Wives, mothers of families, the first educators of the human race in the intimacy of the family circle, pass on to your sons and your daughters the traditions of your fathers at the same time that you prepare them for an unsearchable future. Always remember that by her children a mother belongs to that future which perhaps she will not see.
How beautiful is that?
And you, women living alone, realize what you can accomplish through your dedicated vocation. Society is appealing to you on all sides. Not even families can live without the help of those who have no families.
How sensitive an understanding of roles that was, and is.
Especially you, consecrated virgins, in a world where egoism and the search for pleasure would become law, be the guardians of purity, unselfishness and piety. Jesus who has given to conjugal love all its plenitudes, has also exalted the renouncement of human love when this is for the sake of divine love and for the service of all.

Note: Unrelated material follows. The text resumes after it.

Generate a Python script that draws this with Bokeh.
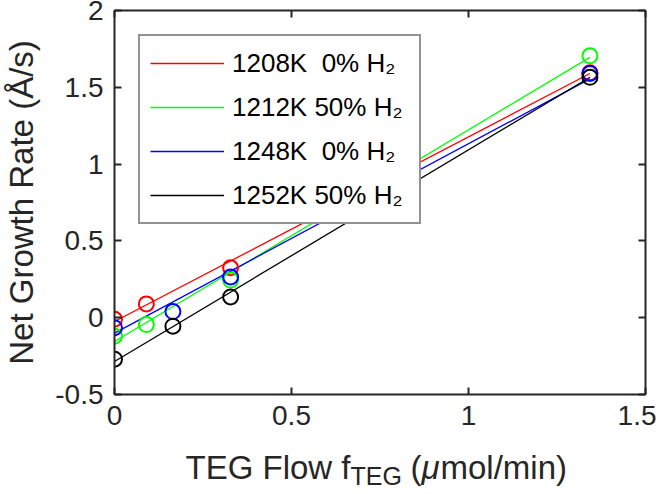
from bokeh.plotting import figure
from bokeh.layouts import column, row
from bokeh.models import Range1d, LinearAxis, FixedTicker, Legend, LegendItem
from bokeh.core.properties import value
from bokeh.embed import file_html
from bokeh.resources import INLINE

# ---- data ----
SERIES = ["1208K\u00a0\u00a00% H\u2082", "1212K 50% H\u2082", "1248K\u00a0\u00a00% H\u2082", "1252K 50% H\u2082"]
COLORS = ["#ff0000", "#00ff00", "#0000ff", "#000000"]

FLOW_1208 = [0.0, 0.09, 0.328, 1.343]
RATE_1208 = [-0.01, 0.09, 0.325, 1.595]
FLOW_1212 = [0.0, 0.09, 0.328, 1.343]
RATE_1212 = [-0.12, -0.045, 0.245, 1.705]
FLOW_1248 = [0.0, 0.165, 0.328, 1.343]
RATE_1248 = [-0.065, 0.04, 0.265, 1.59]
FLOW_1252 = [0.0, 0.165, 0.328, 1.343]
RATE_1252 = [-0.27, -0.055, 0.135, 1.565]

FIT_FLOW = [0.0, 1.343]
FIT_1208 = [-0.025, 1.59]
FIT_1212 = [-0.155, 1.695]
FIT_1248 = [-0.10, 1.555]
FIT_1252 = [-0.285, 1.565]

X_TICKS = [0, 0.5, 1, 1.5]
X_TICK_LABELS = ["0", "0.5", "1", "1.5"]
Y_TICKS = [-0.5, 0, 0.5, 1, 1.5, 2]
Y_TICK_LABELS = ["-0.5", "0", "0.5", "1", "1.5", "2"]

Y_TITLE = "Net Growth Rate (Å/s)"
# x title pieces: text, left position (canvas px), baseline (px from top of title strip), size, style
X_TITLE = [("TEG Flow f", 185.0, 29.0, "33px", "normal"),
           ("TEG", 350.0, 37.0, "25px", "normal"),
           ("(", 410.0, 29.0, "33px", "normal"),
           ("μ", 421.0, 29.0, "33px", "italic"),
           ("mol/min)", 440.0, 29.0, "33px", "normal")]

FONT = "Liberation Sans"
AX = "#262626"
W = 656
H_MAIN = 438
H_XT = 48
LEFT = 111
RIGHT = 11

p = figure(width=W, height=H_MAIN, output_backend="svg", toolbar_location=None,
           x_range=Range1d(0, 1.5), y_range=Range1d(-0.5, 2),
           min_border_left=LEFT, min_border_right=RIGHT, min_border_top=10, min_border_bottom=44)
p.title.visible = False
p.background_fill_color = "white"
p.border_fill_color = "white"
p.outline_line_color = None
p.xgrid.visible = False
p.ygrid.visible = False


def style_axis(ax, ticks, labels, show_labels, standoff):
    ax.ticker = FixedTicker(ticks=ticks)
    ax.major_tick_in = 7
    ax.major_tick_out = 0
    ax.minor_tick_line_color = None
    ax.axis_line_width = 2
    ax.axis_line_color = AX
    ax.major_tick_line_width = 2
    ax.major_tick_line_color = AX
    if show_labels:
        ax.major_label_overrides = {t: l for t, l in zip(ticks, labels)}
        ax.major_label_text_font = FONT
        ax.major_label_text_font_size = "28px"
        ax.major_label_text_color = AX
        ax.major_label_standoff = standoff
    else:
        ax.major_label_overrides = {t: "" for t in ticks}
        ax.major_label_text_font_size = "0px"
        ax.major_label_standoff = 0


style_axis(p.xaxis[0], X_TICKS, X_TICK_LABELS, True, 11)
style_axis(p.yaxis[0], Y_TICKS, Y_TICK_LABELS, True, 11)
p.yaxis[0].axis_label = Y_TITLE
p.yaxis[0].axis_label_text_font = FONT
p.yaxis[0].axis_label_text_font_size = "33px"
p.yaxis[0].axis_label_text_font_style = "normal"
p.yaxis[0].axis_label_text_color = AX
p.yaxis[0].axis_label_standoff = 12

top_ax = LinearAxis()
right_ax = LinearAxis()
style_axis(top_ax, X_TICKS, X_TICK_LABELS, False, 0)
style_axis(right_ax, Y_TICKS, Y_TICK_LABELS, False, 0)
p.add_layout(top_ax, "above")
p.add_layout(right_ax, "right")

flows = [FLOW_1208, FLOW_1212, FLOW_1248, FLOW_1252]
rates = [RATE_1208, RATE_1212, RATE_1248, RATE_1252]
fits = [FIT_1208, FIT_1212, FIT_1248, FIT_1252]

line_renderers = []
for fit, c in zip(fits, COLORS):
    r = p.line(FIT_FLOW, fit, line_color=c, line_width=1.3)
    line_renderers.append(r)
for fx, fy, c in zip(flows, rates, COLORS):
    p.scatter(fx, fy, marker="circle", size=15, fill_color=None, line_color=c, line_width=2)

legend = Legend(items=[LegendItem(label=s, renderers=[r]) for s, r in zip(SERIES, line_renderers)],
                location=(24, 170), orientation="vertical", margin=0,
                padding=10, spacing=10, glyph_width=74, glyph_height=34,
                label_height=34, label_width=177, label_standoff=8,
                label_text_font=FONT, label_text_font_size="26px", label_text_color="#000000",
                border_line_color=AX, border_line_width=2,
                background_fill_color="white", background_fill_alpha=1.0)
p.add_layout(legend)

# x axis title strip: x in canvas px (frame spans LEFT..W-RIGHT), y in px from strip top
xt = figure(width=W, height=H_XT, output_backend="svg", toolbar_location=None,
            x_range=Range1d(LEFT, W - RIGHT), y_range=Range1d(H_XT, 0),
            x_axis_type=None, y_axis_type=None,
            min_border_left=LEFT, min_border_right=RIGHT, min_border_top=0, min_border_bottom=0)
xt.title.visible = False
xt.outline_line_color = None
xt.xgrid.visible = False
xt.ygrid.visible = False
xt.background_fill_color = "white"
xt.border_fill_color = "white"
for t, x, y, fs, st in X_TITLE:
    xt.text(x=[x], y=[y], text=[t], text_align="left", text_baseline="alphabetic",
            text_font=value(FONT), text_font_size=value(fs), text_font_style=st,
            text_color=AX)

layout = column(p, row(xt, spacing=0), spacing=0)
open("out.html", "w").write(file_html(layout, INLINE))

Lastly, women in trial, who stand upright at the foot of the cross like Mary, you who so often in history have given to men the strength to battle unto the very end and to give witness to the point of martyrdom, aid them now still once more to retain courage in their great undertakings, while at the same time maintaining patience and an esteem for humble beginnings.
What a profound statement of understanding, acknowledgement, appreciation and appeal this is, even in its brevity.

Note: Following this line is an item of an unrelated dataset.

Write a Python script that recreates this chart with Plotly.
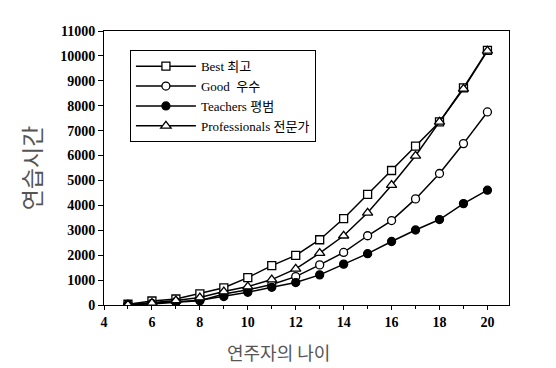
import plotly.graph_objects as go

ages = list(range(5, 21))
best = [30, 160, 240, 450, 690, 1100, 1580, 1990, 2620, 3470, 4440, 5400, 6380, 7350, 8720, 10220]
good = [20, 40, 110, 170, 440, 610, 820, 1140, 1610, 2110, 2780, 3390, 4260, 5280, 6480, 7750]
teachers = [10, 60, 130, 190, 340, 510, 710, 900, 1210, 1640, 2060, 2550, 3010, 3430, 4070, 4610]
prof = [10, 80, 180, 300, 540, 740, 1020, 1450, 2080, 2780, 3700, 4810, 5990, 7350, 8680, 10200]

names = ["Best 최고", "Good  우수", "Teachers 평범", "Professionals 전문가"]
series = [best, good, teachers, prof]
symbols = ["square", "circle", "circle", "triangle-up"]
fills = ["white", "white", "black", "white"]

fig = go.Figure()
for nm, ys, sym, fc in zip(names, series, symbols, fills):
    fig.add_trace(go.Scatter(
        x=ages, y=ys, name=nm, mode="lines+markers",
        line=dict(color="black", width=1.5),
        marker=dict(symbol=sym, size=8 if sym != "triangle-up" else 9, color=fc,
                    line=dict(color="black", width=1.3)),
    ))

serif = "Liberation Serif, Noto Sans CJK KR"
fig.update_layout(
    width=556, height=368,
    margin=dict(l=104, r=47, t=31, b=63),
    paper_bgcolor="white", plot_bgcolor="white",
    font=dict(family=serif, color="black", size=13),
    showlegend=True,
    legend=dict(
        x=0.064, y=0.93, xanchor="left", yanchor="top",
        bgcolor="white", bordercolor="black", borderwidth=1,
        font=dict(family=serif, size=13, color="black"),
        itemwidth=60, tracegroupgap=0,
    ),
    xaxis=dict(
        range=[4, 20.9], tickvals=[4, 6, 8, 10, 12, 14, 16, 18, 20],
        ticks="outside", ticklen=4, tickcolor="black",
        minor=dict(dtick=1, tick0=4, ticks="outside", ticklen=3, tickcolor="black"),
        showline=True, linecolor="black", linewidth=1, mirror=True,
        showgrid=False, zeroline=False,
        tickfont=dict(family="Liberation Serif", size=14, color="black", weight="bold"),
    ),
    yaxis=dict(
        range=[0, 11000], dtick=1000, tickformat="d",
        ticks="outside", ticklen=5, tickcolor="black",
        showline=True, linecolor="black", linewidth=1, mirror=True,
        showgrid=False, zeroline=False,
        tickfont=dict(family="Liberation Serif", size=14, color="black", weight="bold"),
        title=dict(text="연습시간", font=dict(family="Noto Sans CJK KR", size=23, color="#555"), standoff=12),
    ),
    annotations=[dict(
        text="연주자의 나이", xref="paper", yref="paper",
        x=(278 - 104) / 405, y=-(352 - 305) / 274, xanchor="center", yanchor="middle",
        showarrow=False, font=dict(family="Noto Sans CJK KR", size=18, color="#555"),
    )],
)

fig.write_html("out.html")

Women, you do know how to make truth sweet, tender and accessible, make it your task to bring the spirit of this council into institutions, schools, homes and daily life. Women of the entire universe, whether Christian or non-believing, you to whom life is entrusted at this grave moment in history, it is for you to save the peace of the world.
This needs to be recalled now. We are presently in the midst of the United Nations Commission on the Status of Women. Next Monday, my radio program will be dedicated to the proceedings of some lively, engaging, and intense meetings. And to giving voice to women who speak to the role of life giver, nurturer, caregiver, humanizer, peacemaker, and the witness of what Vatican II saw as “the vocation of woman…achieved in its fullness, the hour in which woman acquires in the world an influence, an effect and a power never hitherto achieved.”
Which beats the hell out of whatever socialists and communists intended by fabricating something like an international women’s day according to their designs.